Correctrice et traductrice, Marie Larocque se qualifie de « folle voyageuse de 43 ans […] qui vit à Haïti parce qu’il y fait chaud et que le dernier de ses amoureux lui plaît bien ». Elle a tenu, jusqu’en 2013, un blogue sur le pays où elle a élu domicile pendant sept ans. Un blogue rempli d’humour et de lucidité, où elle se montre « irrévérencieuse et crue ». Dans son dernier article, daté du 8 août 2013, elle annonce qu’elle part « pour un bout de temps » parce qu’elle a « comme besoin d’un break » et qu’elle en a « plein le cul des bananes frites, des maringouins pis des bondieuseries ».
Le langage québécois, vivant et imagé dont elle anime son site, se retrouve dans son premier roman. Elle y raconte l’histoire de Jeanne Fournier, née sur le Plateau Mont-Royal, en 1970. Entourée d’une famille élargie (les Fournier, les Brisebois et les Hamelin) qui n’a rien de banal, ni d’idyllique, la fillette reçoit le don de l’écriture, ce qui l’amène à tenir un journal dès sept ans. Au fil des tableaux qui composent le roman, les récits de Jeanne alternent avec ceux de la narratrice.

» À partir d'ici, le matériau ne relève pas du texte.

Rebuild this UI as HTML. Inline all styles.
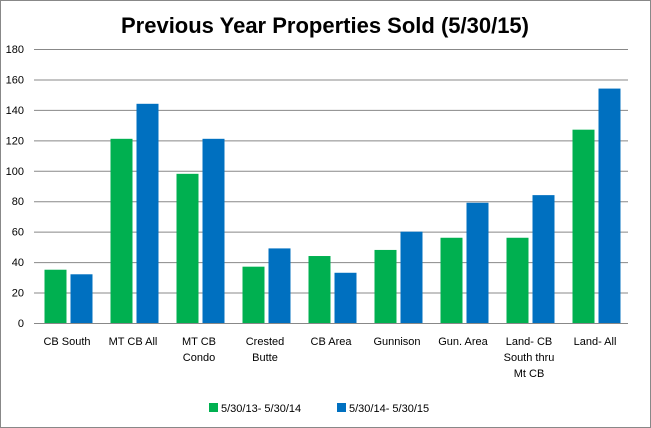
<!DOCTYPE html>
<html><head><meta charset="utf-8"><style>
body{margin:0;background:#fff;}
svg{display:block;font-family:"Liberation Sans",Calibri,sans-serif;}
</style></head><body>
<svg width="651" height="428" id="c">
<rect x="0.5" y="0.5" width="650" height="427" fill="#fff" stroke="#888"/>
<text x="325" y="33" text-anchor="middle" font-size="22" font-weight="bold">Previous Year Properties Sold (5/30/15)</text>
<g id="grid"></g><g id="bars"></g><g id="xl"></g>
<g>
<rect x="209" y="403" width="9" height="9" fill="#00B050"/>
<text x="221" y="412" font-size="11">5/30/13- 5/30/14</text>
<rect x="337" y="403" width="9" height="9" fill="#0070C0"/>
<text x="349" y="412" font-size="11">5/30/14- 5/30/15</text>
</g>
</svg>
<script>
const categories=[["CB South"],["MT CB All"],["MT CB","Condo"],["Crested","Butte"],["CB Area"],["Gunnison"],["Gun. Area"],["Land- CB","South thru","Mt CB"],["Land- All"]];
const series2014=[35,121,98,37,44,48,56,56,127];
const series2015=[32,144,121,49,33,60,79,84,154];
const yTicks=[0,20,40,60,80,100,120,140,160,180];
const NS="http://www.w3.org/2000/svg";
const X0=34,X1=628,Y0=323,Y1=49,YMAX=180;
const cw=(X1-X0)/categories.length;
function y(v){return Y0-(v/YMAX)*(Y0-Y1);}
function mk(t,a,p,name){const e=document.createElementNS(NS,t);for(const k in a)e.setAttribute(k,a[k]);


p.appendChild(e);return e;}
const g=document.getElementById('grid'),b=document.getElementById('bars'),xl=document.getElementById('xl');
yTicks.forEach(t=>{
 mk('line',{x1:X0,x2:X1,y1:y(t)+0.5,y2:y(t)+0.5,stroke:t===0?'#888':'#888','stroke-width':1},g,'gridline-'+t);
 const tx=mk('text',{x:24,y:y(t)+4,'text-anchor':'end','font-size':11},g,'y-tick-'+t);tx.textContent=t;
});
categories.forEach((c,i)=>{
 const cx=X0+cw*i+cw/2;
 mk('rect',{x:cx-22.5,y:y(series2014[i]),width:22,height:Y0-y(series2014[i]),fill:'#00B050'},b,'bar-2014-'+i);
 mk('rect',{x:cx+3.5,y:y(series2015[i]),width:22,height:Y0-y(series2015[i]),fill:'#0070C0'},b,'bar-2015-'+i);
 c.forEach((l,j)=>{const t=mk('text',{x:cx,y:345+j*16,'text-anchor':'middle','font-size':11},xl,'x-label-'+i);t.textContent=l;});
});
</script>
</body></html>
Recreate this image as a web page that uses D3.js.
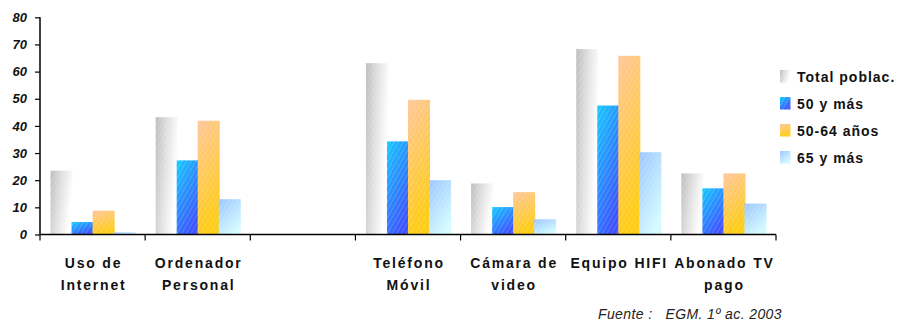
<!DOCTYPE html>
<html>
<head>
<meta charset="utf-8">
<script src="https://cdn.jsdelivr.net/npm/d3@7"></script>
<style>
  html, body { margin: 0; padding: 0; background: #fff; }
  svg { display: block; font-family: "Liberation Sans", Arial, sans-serif; }
</style>
</head>
<body>
<svg id="chart" width="900" height="321"></svg>
<script>
// Equipamiento tecnológico por grupo de edad (%)
const categories = [
  ["Uso de", "Internet"],
  ["Ordenador", "Personal"],
  [],
  ["Teléfono", "Móvil"],
  ["Cámara de", "video"],
  ["Equipo HIFI"],
  ["Abonado TV", "pago"]
];
const seriesNames = ["Total poblac.", "50 y más", "50-64 años", "65 y más"];
const totalPoblac = [23.5, 43.2, null, 63.1, 18.8, 68.3, 22.5];
const mas50       = [4.6, 27.3, null, 34.3, 10.1, 47.5, 17.0];
const anios50a64  = [8.8, 41.9, null, 49.6, 15.6, 65.8, 22.5];
const mas65       = [0.8, 13.0, null, 20.0, 5.6, 30.3, 11.4];
const yTicks = [0, 10, 20, 30, 40, 50, 60, 70, 80];
const sourceNote = "Fuente :   EGM. 1º ac. 2003";

const seriesValues = [totalPoblac, mas50, anios50a64, mas65];
const FONT = "'Liberation Sans', Arial, sans-serif";

const svg = d3.select("#chart");
const defs = svg.append("defs");

// Gradient per series
const gradients = [
  { id: "g0", x2: 1, y2: 0.35, stops: [["0%", "#bdbdbd"], ["55%", "#e4e4e4"], ["100%", "#ffffff"]] },
  { id: "g1", x2: 0.6, y2: 1, stops: [["0%", "#16ccff"], ["100%", "#3f52ff"]] },
  { id: "g2", x2: 0.3, y2: 1, stops: [["0%", "#ffc79c"], ["100%", "#ffcc16"]] },
  { id: "g3", x2: 0.6, y2: 1, stops: [["0%", "#9cc6ff"], ["100%", "#d4fbff"]] }
];
gradients.forEach(g => {
  const lg = defs.append("linearGradient").attr("id", g.id)
    .attr("x1", 0).attr("y1", 0).attr("x2", g.x2).attr("y2", g.y2);
  g.stops.forEach(s => lg.append("stop").attr("offset", s[0]).attr("stop-color", s[1]));
});

// Fine diagonal texture laid over the bars
const pat = defs.append("pattern").attr("id", "tex")
  .attr("width", 4).attr("height", 4)
  .attr("patternUnits", "userSpaceOnUse")
  .attr("patternTransform", "rotate(30)");
pat.append("line").attr("x1", 0).attr("y1", 0).attr("x2", 0).attr("y2", 4)
  .attr("stroke", "#ffffff").attr("stroke-opacity", 0.28).attr("stroke-width", 1.2);

const x0 = d3.scaleBand().domain(d3.range(categories.length)).range([40, 776]).padding(0);
const x1 = d3.scaleBand().domain(d3.range(seriesNames.length))
  .range([0, x0.bandwidth()]).paddingInner(0).paddingOuter(0.5);
const y = d3.scaleLinear().domain([0, 80]).range([234.5, 17.3]);

// Bars
const groups = svg.append("g").selectAll("g")
  .data(categories.map((c, i) => i))
  .join("g")
  .attr("transform", i => `translate(${x0(i)},0)`);

const barData = i => seriesValues.map((vals, s) => ({ s, v: vals[i] })).filter(d => d.v != null);

groups.selectAll("rect.bar")
  .data(i => barData(i))
  .join("rect")
  .attr("class", "bar")
  .attr("x", d => x1(d.s))
  .attr("y", d => y(d.v))
  .attr("width", x1.bandwidth() + 1)
  .attr("height", d => y(0) - y(d.v))
  .attr("fill", d => `url(#g${d.s})`);

groups.selectAll("rect.tex")
  .data(i => barData(i))
  .join("rect")
  .attr("class", "tex")
  .attr("x", d => x1(d.s))
  .attr("y", d => y(d.v))
  .attr("width", x1.bandwidth() + 1)
  .attr("height", d => y(0) - y(d.v))
  .attr("fill", "url(#tex)");

// Y axis
const yAxis = svg.append("g").attr("transform", "translate(40,0)")
  .call(d3.axisLeft(y).tickValues(yTicks).tickSize(5).tickPadding(8).tickFormat(d3.format("d")));
yAxis.attr("font-family", FONT);
yAxis.select(".domain").attr("stroke", "#000").attr("stroke-width", 1.5).attr("d", `M0,${y(80)}V${y(0)}`);
yAxis.selectAll(".tick line").attr("stroke", "#000").attr("stroke-width", 1.2);
yAxis.selectAll(".tick text")
  .attr("fill", "#111").attr("font-size", 13).attr("font-weight", "bold")
  .attr("font-style", "italic");

// X axis with ticks at category boundaries
const xBase = y(0);
svg.append("line").attr("x1", 40).attr("x2", 776).attr("y1", xBase).attr("y2", xBase)
  .attr("stroke", "#000").attr("stroke-width", 1.5);
const boundaries = d3.range(categories.length + 1).map(i => i < categories.length ? x0(i) : x0(i - 1) + x0.bandwidth());
svg.append("g").selectAll("line").data(boundaries).join("line")
  .attr("x1", d => d).attr("x2", d => d)
  .attr("y1", xBase).attr("y2", xBase + 6)
  .attr("stroke", "#000").attr("stroke-width", 1.2);

// Category labels
const labels = svg.append("g").selectAll("text")
  .data(categories.map((c, i) => ({ c, i })))
  .join("text")
  .attr("text-anchor", "middle")
  .attr("font-family", FONT)
  .attr("font-size", 14).attr("font-weight", "bold")
  .attr("letter-spacing", 1.8)
  .attr("fill", "#111");
labels.selectAll("tspan").data(d => d.c.map((line, k) => ({ line, k, i: d.i })))
  .join("tspan")
  .attr("x", d => x0(d.i) + x0.bandwidth() / 2 + 1)
  .attr("y", d => 267.5 + d.k * 22.5)
  .text(d => d.line);

// Legend
const legend = svg.append("g").selectAll("g").data(seriesNames.map((n, s) => ({ n, s })))
  .join("g")
  .attr("transform", d => `translate(780,${70 + d.s * 27})`);
legend.append("rect").attr("width", 10.5).attr("height", 12.5).attr("fill", d => `url(#g${d.s})`);
legend.append("rect").attr("width", 10.5).attr("height", 12.5).attr("fill", "url(#tex)");
legend.append("text")
  .attr("x", 17).attr("y", 12.3)
  .attr("font-family", FONT)
  .attr("font-size", 14).attr("font-weight", "bold").attr("letter-spacing", 1)
  .attr("fill", "#111")
  .text(d => d.n);

// Source note
svg.append("text")
  .attr("x", 782).attr("y", 319)
  .attr("text-anchor", "end")
  .attr("font-family", FONT)
  .attr("font-size", 14).attr("font-style", "italic")
  .attr("letter-spacing", 0.4)
  .attr("fill", "#222")
  .style("white-space", "pre")
  .text(sourceNote);
</script>
</body>
</html>
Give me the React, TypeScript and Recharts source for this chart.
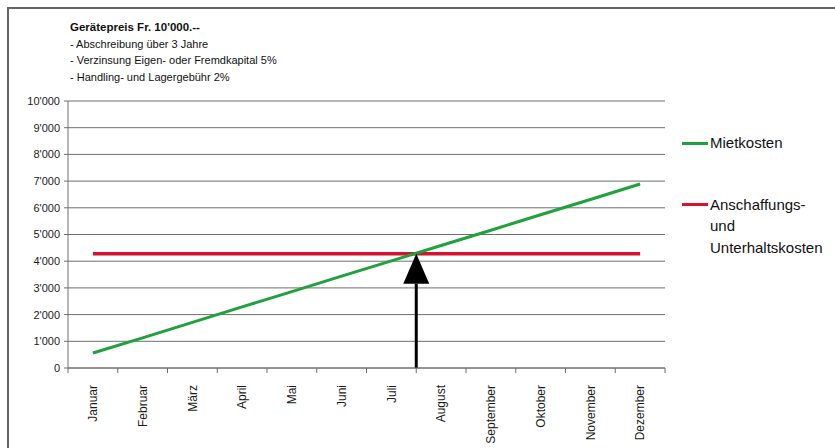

Jeanne y dépeint sa vie et celle de son entourage : les rares amies, ses sœurs dont elle ne se sent pas très proche, son père qu’elle déteste, sa mère qu’elle ne sait pas vraiment aimer, des oncles, un parrain et un grand-père qu’elle idéalise, les ragots des voisines et leurs ricanements mesquins, les centres d’accueil… Il y a aussi les beaux moments : les soirées de cartes, un mariage, les visites des tantes. Mais, somme toute, elle finit par lancer : « On ne choisit pas sa famille et c’est décidément bien dommage […] j’aurais sûrement pas choisi ces sœurs-là ».
Marie Larocque dépeint, avec finesse et sensibilité, la vie de Jeanne et des autres. Une vie qui est aussi, beaucoup, on le sent et elle l’admet, la sienne. Particulièrement révélateurs sont ces mots, qui passent par la plume de Jeanne, à l’adresse du bébé qu’elle porte : « Là, je suis grande, j’écris un roman. C’est facile, je fais juste raconter les histoires de fous de ma famille. Ça me fait du bien, ça me vide la tête pour commencer ma nouvelle vie. T’es pas encore né mais tu me donnes le goût de vivre cent ans. Avec toi. Sans les Autres ».
Marie Larocque : une nouvelle auteure avec un immense talent.